The UK Government has reacted strongly to a proposal by the EU commission to have more women in the boardroom.

The Government proposes a voluntary quota of 25% for women in board seats by 2015, below the 40% by 2020 proposal from The European Commission.

The EU justice commissioner from Luxembourg, Viviane Reding, is expected to formally introduce it by majority vote next month. This means if passed the UK would not be able to veto it.

A spokesman for the UK department for business, innovation and skills (BIS) said: "We made clear in our response to the European Commission's consultation on addressing gender imbalance that we do not support proposals for mandatory quotas.

"The UK will definitely not be supporting anything that has come through from the European Commission. We know British businesses don't want it and the vast majority of the public don't want to see it," he added.

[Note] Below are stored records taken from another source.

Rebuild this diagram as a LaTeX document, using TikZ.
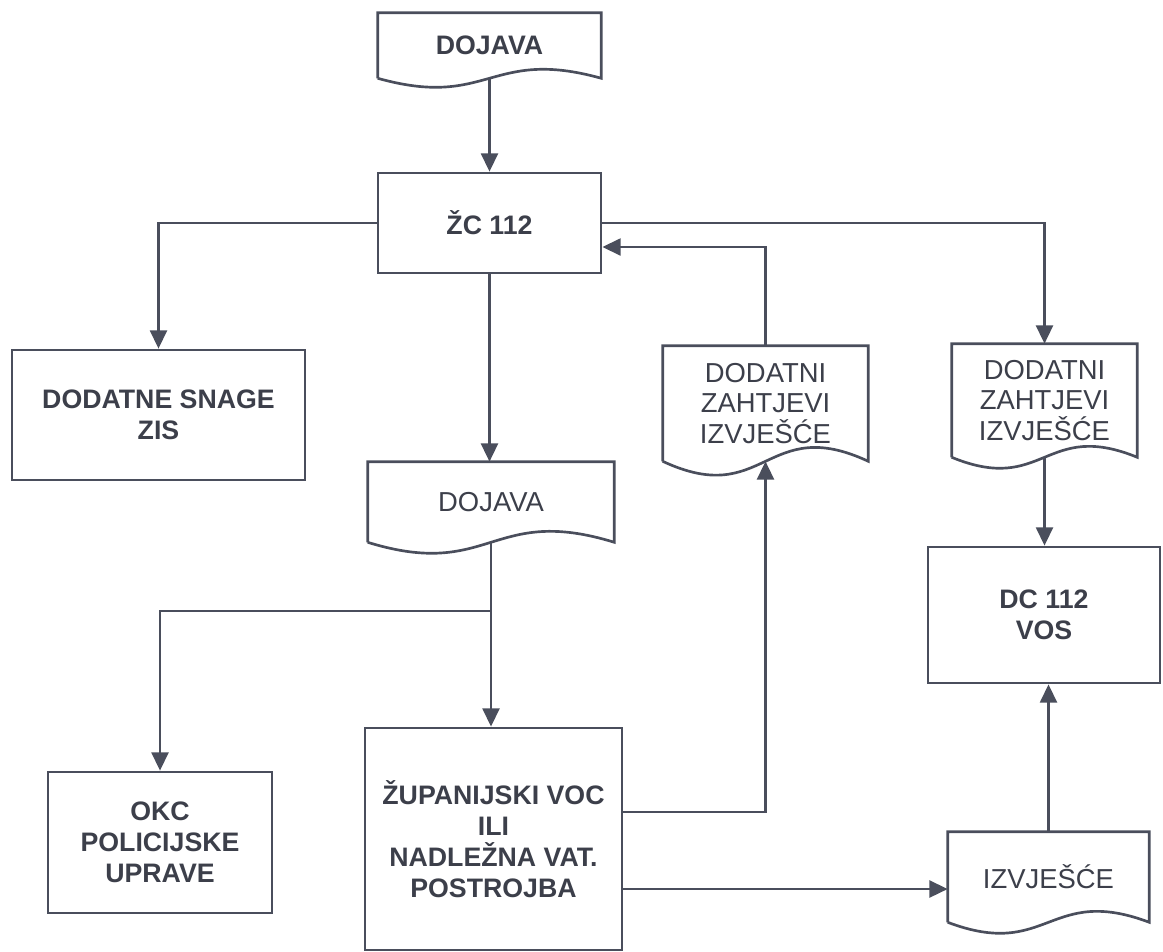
\documentclass[tikz,border=0pt]{standalone}
\usepackage{xcolor}
\usepackage{fontspec}
\setmainfont{Liberation Sans}
\usepackage{tikz}
\usetikzlibrary{arrows.meta}

\definecolor{linegray}{HTML}{4A4E5C}
\definecolor{textgray}{HTML}{3C3F4A}

\tikzset{
  box/.style={draw=linegray, line width=1.9pt, inner sep=0pt, align=center, text=textgray,
    font=\fontsize{19}{22}\selectfont\bfseries},
  doc/.style={inner sep=0pt, align=center, text=textgray, font=\fontsize{19.5}{22}\selectfont},
  link/.style={draw=linegray, line width=1.9pt},
  flow/.style={link, -{Triangle[length=13pt,width=12pt]}},
}

% document symbol: straight top and sides, wavy bottom
\newcommand{\docframe}[2]{%
  \draw[link, line join=miter] (#1.south west) -- (#1.north west) -- (#1.north east) -- (#1.south east)
    .. controls ([yshift=#2]#1.south) and ([yshift=-#2]#1.south) .. (#1.south west);
}

\begin{document}
\begin{tikzpicture}[x=0.025cm, y=-0.025cm]
  \useasboundingbox (0,0) rectangle (1163,952);

  % top of the chart
  \node[doc, font=\fontsize{19}{22}\selectfont\bfseries, minimum width=5.575cm, minimum height=1.625cm] (dj1) at (489.5,45.5) {DOJAVA};
  \node[box, minimum width=5.575cm, minimum height=2.5cm] (zc) at (489.5,223) {ŽC 112};
  \node[box, minimum width=7.325cm, minimum height=3.25cm] (dsn) at (158.5,415) {DODATNE SNAGE\\ZIS};

  % middle
  \node[doc, minimum width=6.15cm, minimum height=2cm] (dj2) at (491,502) {DOJAVA};
  \node[doc, minimum width=5.125cm, minimum height=2.875cm] (dz1) at (765.5,403.5) {DODATNI\\ZAHTJEVI\\IZVJEŠĆE};
  \node[doc, minimum width=4.625cm, minimum height=2.825cm] (dz2) at (1044.5,400.5) {DODATNI\\ZAHTJEVI\\IZVJEŠĆE};
  \node[box, minimum width=5.8cm, minimum height=3.4cm] (dc) at (1044,615) {DC 112\\VOS};

  % bottom
  \node[box, minimum width=5.6cm, minimum height=3.525cm] (okc) at (160,842.5) {OKC\\POLICIJSKE\\UPRAVE};
  \node[box, minimum width=6.425cm, minimum height=5.55cm] (zup) at (493.5,839) {ŽUPANIJSKI VOC\\ILI\\NADLEŽNA VAT.\\POSTROJBA};
  \node[doc, minimum width=5.025cm, minimum height=2.25cm] (izv) at (1048.5,877) {IZVJEŠĆE};

  \docframe{dj1}{0.78cm}
  \docframe{dj2}{0.95cm}
  \docframe{dz1}{1.2cm}
  \docframe{dz2}{0.95cm}
  \docframe{izv}{0.95cm}

  % connectors
  \draw[flow] (dj1.south) -- (zc.north);
  \draw[flow] (zc.west) -| (dsn.north);
  \draw[flow] (zc.south) -- (zc.south |- dj2.north);
  \draw[flow] (zc.east) -| (dz2.north);
  \draw[flow] (dz1.north) |- ([yshift=-0.6cm]zc.east);

  \coordinate (split) at (491,611);
  \draw[link] (dj2.south) -- (split);
  \draw[flow] (split) -| (okc.north);
  \draw[flow] (split) -- (split |- zup.north);

  \draw[flow] ([yshift=0.675cm]zup.east) -| (dz1.south);
  \draw[flow] ([yshift=-1.25cm]zup.east) -- ([yshift=-1.25cm]zup.east -| izv.west);
  \draw[flow] (dz2.south) -- (dz2.south |- dc.north);
  \draw[flow] (izv.north) -- (izv.north |- dc.south);
\end{tikzpicture}
\end{document}
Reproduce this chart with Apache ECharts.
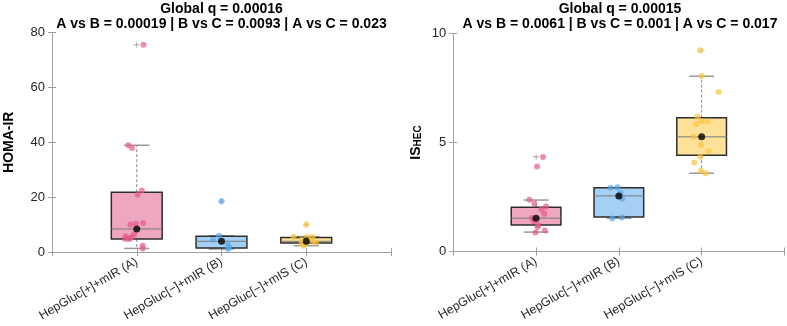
<!DOCTYPE html>
<html><head><meta charset="utf-8">
<script src="https://cdn.jsdelivr.net/npm/echarts@6/dist/echarts.min.js"></script>
<style>html,body{margin:0;padding:0;background:#fff}#c{width:787px;height:326px}</style>
</head><body><div id="c"></div><script>
// ---------- data ----------
const categories = ['HepGluc[+]+mIR (A)', 'HepGluc[\u2212]+mIR (B)', 'HepGluc[\u2212]+mIS (C)'];
const categoryPos = [1, 2, 3];
const homaTicks = [0, 20, 40, 60, 80];
const isTicks = [0, 5, 10];
const leftTitle = 'Global q = 0.00016\nA vs B = 0.00019 | B vs C = 0.0093 | A vs C = 0.023';
const rightTitle = 'Global q = 0.00015\nA vs B = 0.0061 | B vs C = 0.001 | A vs C = 0.017';

// box stats: [lower whisker, Q1, median, Q3, upper whisker]
const homaBoxA = [1.3, 4.7, 8.4, 21.8, 38.9];
const homaBoxB = [1.1, 1.45, 3.9, 5.7, 5.9];
const homaBoxC = [2.3, 3.3, 3.9, 5.3, 5.6];
const homaOutA = [75.5];
const homaOutB = [18.5];
const homaOutC = [10.0];
const homaA = [75.5, 38.9, 37.9, 22.4, 20.9, 10.0, 10.4, 10.6, 6.5, 5.5, 5.7, 4.7, 4.8, 4.9, 2.3, 1.3];
const homaAJit = [0.08, -0.10, -0.055, 0.06, 0.01, -0.075, -0.01, 0.075, -0.03, -0.06, -0.13, -0.10, -0.14, -0.08, 0.07, 0.07];
const homaB = [18.5, 5.9, 4.5, 3.1, 1.7, 1.1];
const homaBJit = [0, -0.03, -0.10, 0.07, 0.095, 0.075];
const homaC = [10.0, 5.6, 4.5, 5.5, 5.5, 3.9, 3.0, 3.3, 2.3, 3.5];
const homaCJit = [0, -0.15, -0.055, 0.01, 0.075, 0.08, -0.055, 0.005, -0.03, 0.115];

const isBoxA = [0.89, 1.21, 1.53, 2.03, 2.36];
const isBoxB = [1.53, 1.58, 2.55, 2.93, 2.93];
const isBoxC = [3.59, 4.42, 5.26, 6.14, 8.04];
const isOutA = [4.34];
const isOutB = [];
const isOutC = [9.21];
const isA = [4.34, 3.9, 2.37, 2.19, 2.06, 1.94, 1.73, 1.54, 1.39, 1.22, 1.12, 0.96, 0.87];
const isAJit = [0.084, 0.012, -0.08, -0.02, 0.12, 0.065, 0.10, -0.048, -0.028, 0.024, 0.02, 0.105, -0.007];
const isB = [2.93, 2.95, 2.68, 2.42, 1.51, 1.56];
const isBJit = [-0.10, -0.017, 0.02, 0.04, -0.08, 0.036];
const isC = [9.23, 8.05, 7.32, 6.19, 5.85, 5.97, 5.96, 5.26, 4.89, 4.6, 4.35, 4.08, 3.7, 3.59];
const isCJit = [-0.02, 0, 0.205, -0.05, -0.065, 0, 0.072, -0.096, -0.008, 0.084, -0.016, -0.088, -0.008, 0.048];

// ---------- style ----------
const FONT = 'Liberation Sans, Arial, sans-serif';
const boxFills = ['#EFA6C1', '#A6CFF4', '#FDE198'];
const dotColors = ['rgba(227,88,138,0.85)', 'rgba(86,165,233,0.85)', 'rgba(249,198,56,0.85)'];
const AXC = '#a0a0a0';

function boxRender(params, api) {
  const x = api.value(0);
  const lo = api.coord([x, api.value(1)]);
  const q1 = api.coord([x, api.value(2)]);
  const md = api.coord([x, api.value(3)]);
  const q3 = api.coord([x, api.value(4)]);
  const hi = api.coord([x, api.value(5)]);
  const hw = api.size([0.3, 0])[0];
  const cw = api.size([0.15, 0])[0];
  const cx = md[0];
  const fill = boxFills[params.dataIndex];
  return {
    type: 'group',
    children: [
      { type: 'line', shape: { x1: cx, y1: q1[1], x2: cx, y2: lo[1] }, style: { stroke: '#8a8a8a', lineWidth: 1, lineDash: [3, 2] } },
      { type: 'line', shape: { x1: cx, y1: q3[1], x2: cx, y2: hi[1] }, style: { stroke: '#8a8a8a', lineWidth: 1, lineDash: [3, 2] } },
      { type: 'line', shape: { x1: cx - cw, y1: lo[1], x2: cx + cw, y2: lo[1] }, style: { stroke: '#9a9a9a', lineWidth: 1.5 } },
      { type: 'line', shape: { x1: cx - cw, y1: hi[1], x2: cx + cw, y2: hi[1] }, style: { stroke: '#9a9a9a', lineWidth: 1.5 } },
      { type: 'rect', shape: { x: cx - hw, y: q3[1], width: 2 * hw, height: q1[1] - q3[1] }, style: { fill: fill, stroke: '#2e2e2e', lineWidth: 1.5 } },
      { type: 'line', shape: { x1: cx - hw, y1: md[1], x2: cx + hw, y2: md[1] }, style: { stroke: '#7a7a7a', lineWidth: 1 } }
    ]
  };
}

function panelSeries(ax, boxes, outs, vals, jits) {
  const s = [];
  s.push({
    type: 'custom', xAxisIndex: ax, yAxisIndex: ax, renderItem: boxRender, silent: true,
    data: boxes.map((b, i) => [categoryPos[i]].concat(b))
  });
  const outData = [];
  outs.forEach((o, i) => o.forEach(v => outData.push([categoryPos[i], v])));
  s.push({
    type: 'scatter', xAxisIndex: ax, yAxisIndex: ax, silent: true,
    symbol: 'path://M4.5,0H5.5V4.5H10V5.5H5.5V10H4.5V5.5H0V4.5H4.5Z', symbolSize: 6,
    itemStyle: { color: '#666' }, data: outData
  });
  vals.forEach((arr, g) => {
    s.push({
      type: 'scatter', xAxisIndex: ax, yAxisIndex: ax, silent: true, symbolSize: 6,
      itemStyle: { color: dotColors[g] },
      data: arr.map((v, i) => [categoryPos[g] + jits[g][i], v])
    });
  });
  s.push({
    type: 'scatter', xAxisIndex: ax, yAxisIndex: ax, silent: true, symbolSize: 7,
    itemStyle: { color: '#000' },
    data: boxes.map((b, i) => [categoryPos[i], b[2]])
  });
  return s;
}

function xAxes(grid) {
  return [
    {
      type: 'value', gridIndex: grid, min: 0, max: 4, interval: 1, position: 'bottom',
      axisLine: { show: true, lineStyle: { color: AXC, width: 1 } },
      axisTick: { show: true, inside: true, length: 4, lineStyle: { color: AXC } },
      splitLine: { show: false },
      axisLabel: {
        rotate: 30, margin: 9, fontSize: 12.3, color: '#262626', fontFamily: FONT,
        formatter: v => { const i = categoryPos.indexOf(v); return i >= 0 ? categories[i] : ''; }
      }
    },
    {
      type: 'value', gridIndex: grid, min: 0, max: 4, interval: 1, position: 'top',
      axisLine: { show: true, lineStyle: { color: AXC, width: 1 } },
      axisTick: { show: true, inside: true, length: 4, lineStyle: { color: AXC } },
      splitLine: { show: false }, axisLabel: { show: false }
    }
  ];
}

function yAxes(grid, ticks, name, nameGap) {
  const mn = ticks[0], mx = ticks[ticks.length - 1], iv = ticks[1] - ticks[0];
  return [
    {
      type: 'value', gridIndex: grid, min: mn, max: mx, interval: iv, position: 'left',
      name: name, nameLocation: 'middle', nameGap: nameGap,
      nameTextStyle: {
        fontSize: 14, fontWeight: 'bold', color: '#000', fontFamily: FONT,
        rich: {
          m: { fontSize: 14, fontWeight: 'bold', color: '#000', fontFamily: FONT, lineHeight: 14, verticalAlign: 'top' },
          s: { fontSize: 10, fontWeight: 'bold', color: '#000', fontFamily: FONT, lineHeight: 10, verticalAlign: 'bottom', padding: [8, 0, 0, 0] }
        }
      },
      axisLine: { show: true, lineStyle: { color: AXC, width: 1 } },
      axisTick: { show: true, inside: true, length: 4, lineStyle: { color: AXC } },
      splitLine: { show: false },
      axisLabel: { margin: 7, fontSize: 13, color: '#262626', fontFamily: FONT }
    },
    {
      type: 'value', gridIndex: grid, min: mn, max: mx, interval: iv, position: 'right',
      axisLine: { show: true, lineStyle: { color: AXC, width: 1 } },
      axisTick: { show: true, inside: true, length: 4, lineStyle: { color: AXC } },
      splitLine: { show: false }, axisLabel: { show: false }
    }
  ];
}

const chart = echarts.init(document.getElementById('c'), null, { renderer: 'canvas' });
const titleStyle = { fontSize: 14, fontWeight: 'bold', color: '#000', fontFamily: FONT, lineHeight: 15 };
chart.setOption({
  animation: false,
  backgroundColor: '#fff',
  title: [
    { text: leftTitle, left: 221.5, top: 2, textAlign: 'center', textStyle: titleStyle, padding: 0 },
    { text: rightTitle, left: 620, top: 2, textAlign: 'center', textStyle: titleStyle, padding: 0 }
  ],
  grid: [
    { left: 52, top: 32.5, width: 339, height: 219.5 },
    { left: 453.3, top: 33.5, width: 332, height: 218 }
  ],
  xAxis: xAxes(0).concat(xAxes(1)),
  yAxis: yAxes(0, homaTicks, 'HOMA-IR', 36).concat(yAxes(1, isTicks, '{m|IS}{s|HEC}', 30)),
  series: [].concat(
    panelSeries(0, [homaBoxA, homaBoxB, homaBoxC], [homaOutA, homaOutB, homaOutC], [homaA, homaB, homaC], [homaAJit, homaBJit, homaCJit]),
    panelSeries(2, [isBoxA, isBoxB, isBoxC], [isOutA, isOutB, isOutC], [isA, isB, isC], [isAJit, isBJit, isCJit])
  )
});
</script></body></html>
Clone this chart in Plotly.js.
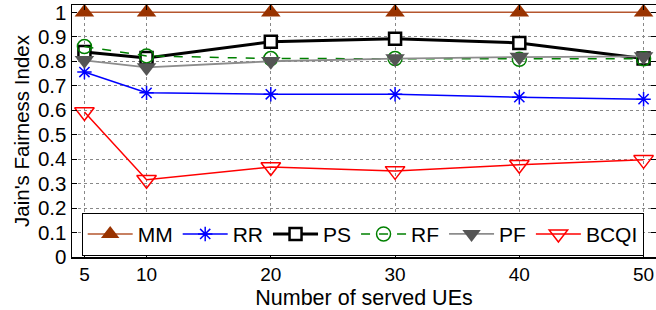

"Places such as Norway have these quotas and they've seen a massive rise in women being appointed in non-executive roles, which we feel is worse as they end up being treated like tokens," said the BIS spokesman.

When asked why many women think senior roles in business are not for them, the BIS representative responded: " Evidence suggests women often have a lack of confidence or a lower perception of their own skills and they sometimes find it difficult to gain the necessary skills and experience to operate at board level".

The UK is among a host of countries, including France, Italy and Sweden against this proposal. A member of the British representation in Brussels said: "We are not leading the charge, but rather forming part of a pack."

Independent research from the Cranfield School of Management (CMS) has found that companies with more women on their boards outperformed rivals, with a 42% higher return in sales, 66% higher return on capital and 53% higher return on equity.

CMS added that quotas being introduced are not just about gender equality but also about improving the performance and productivity of companies.